The Corner

Science & Tech

George Orwell vs. Big Tech

(Kai Pfaffenbach/Reuters)

There’s lots of hyperbole being thrown around by MAGA conservatives regarding Big Tech censorship. One quite popular trope, for instance, is to compare Twitter bans to Orwell’s 1984.

The distinction, journalists quickly point out, is between a totalitarian state’s repression and free-market choices. They’re correct, of course, even if they’re remarkable phonies. It is also true, though, as the author of 1984 argued in the unpublished 1945 introduction to his greatest work, Animal Farm, that a cultural environment that inhibits open discourse on a wide scale can be just as corrosive as state censorship:

But the chief danger to freedom of thought and speech at this moment is not the direct interference of the MOI [Britain’s wartime Ministry of Information] or any official body. If publishers and editors exert themselves to keep certain topics out of print, it is not because they are frightened of prosecution but because they are frightened of public opinion. In this country intellectual cowardice is the worst enemy a writer or journalist has to face, and that fact does not seem to me to have had the discussion it deserves.

Orwell had wrongly assumed that journalists would remain sentinels of open discourse and publishers its most powerful enemy. Journalists, no longer content to debunk alleged untruths, are now oftentimes free expression’s biggest antagonists, pressuring and colluding with publishers to censor content they deem too dangerous. And the gatekeepers aren’t merely refusing to entertain certain topics — naturally, there has always been self-censorship; fortunately we also have numerous publishing companies — but proactively interfering in the ability of individuals to publish themselves on what are ostensibly neutral platforms.

Well, these are really dangerous opinions they’re peddling, you say. Yeah, aren’t they always? Kitten memes do not need defending. Unpopular ideas do. As insane and irresponsible as I find many of the theories related to the 2020 election, asserting that it was “stolen” is by definition political speech — just as it was when CNN, MSNBC, and every other major network were claiming that Russians had stolen democracy. And just like Black Lives Matter — though not, seemingly, Antifa — the vast majority of people who peddle these ideas do not incite or condone violence.

Tech companies should feel a responsibility to root out genuine incitement.
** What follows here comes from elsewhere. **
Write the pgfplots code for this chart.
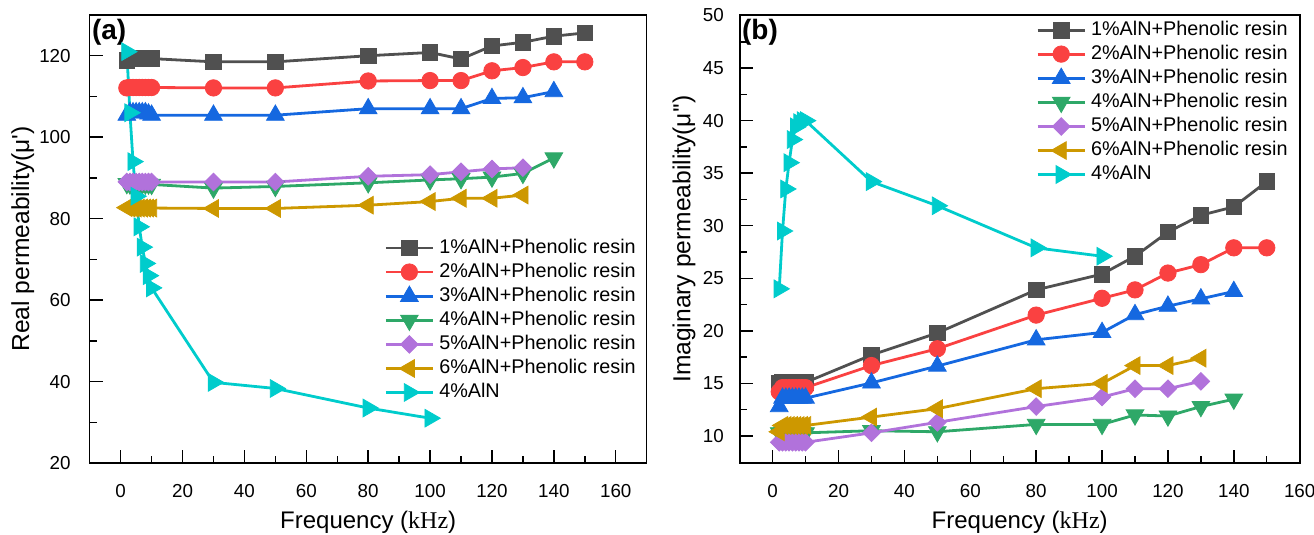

Yet it seems unlikely that Orwell would see much value in handing the job of dictating acceptable speech to CNN anti-speech media reporters and rent-seeking executives at technology companies:

Unpopular ideas can be silenced, and inconvenient facts kept dark, without the need for any official ban. Anyone who has lived long in a foreign country will know of instances of sensational items of news — things which on their own merits would get the big headlines — being kept right out of the British press, not because the Government intervened but because of a general tacit agreement that “it wouldn’t do” to mention that particular fact.

The tacit agreement is real. No responsible person dismisses the seditious nature of the Capitol riot. Nor should they whitewash the ideological nature of the rioting, looting, murder, and subversion — a sovereign area was erected in the middle of a major American city — we saw this summer. It “wouldn’t do” to mention it, I suppose. So, it’s at least somewhat “Orwellian” that the same partisan actors are now assigning collective guilt and, more alarmingly, trying to institute speech codes.